That such a factual predicate is necessary before invocation of Rule 5–802.1(b) is consistent with the landmark Supreme Court decision on this subject. In Tome v. United States, 513 U.S. 150 (1995), the Supreme Court observed:
Impeachment by charging that the testimony is a recent fabrication or results from an improper influence or motive is . . . capable of direct and forceful refutation through introduction of out-of-court consistent statements that predate the alleged fabrication, influence, or motive.

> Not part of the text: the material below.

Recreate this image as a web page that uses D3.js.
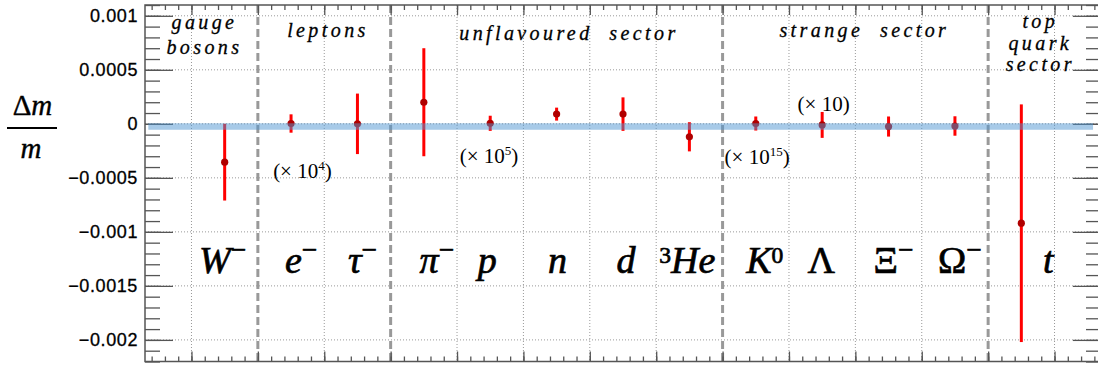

A consistent statement that predates the motive is a square rebuttal of the charge that the testimony was contrived as a consequence of that motive.
513 U.S. at 157-58 (interpreting Federal Rule of Evidence 801(d)(1)(B)); see also, Holmes, 350 Md. at 419 (quoting and adopting this reasoning, and applying it to Md. Rule 5–802.1(b)).
Tome provides an apt illustration of these principles. The issue in Tome was "whether out-of-court consistent statements made after the alleged fabrication, or after the alleged improper influence or motive arose, are admissible under [Fed. Rule Evid. 801(d)(1)(B)]."513 U.S. at 152. At trial, Tome—the father of the victim—contended that she had "concocted" the abuse allegations in order to effectuate a change in custody to her mother. (Tome and the victim's mother had divorced approximately two years prior, and Tome had been awarded primary physical custody of the victim in that proceeding). Id. at 153. The prosecution, in support of its case, presented several witnesses who recounted prior consistent statements made by the victim about the abuse. Id. at 154. There was no dispute that the out-of-court statements had been made after the specific event which had allegedly motivated the victim to fabricate her allegations—namely, the change in the victim's custody arrangement following her parents' divorce. Id. at 154-55. In its analysis, the Supreme Court emphasized that the victim's prior consistent statements had been made after she had been placed in Tome's custody. Id. at 153-55, 57-58. The Court concluded that admission of the out-of-court statements as substantive evidence violated Rule 801(d)(1)(B)'s temporal restriction—i.e., failed to rebut the impeachment because they had been made after the motivating event had occurred—and reversed and remanded the case for further proceedings. Id. at 165-67.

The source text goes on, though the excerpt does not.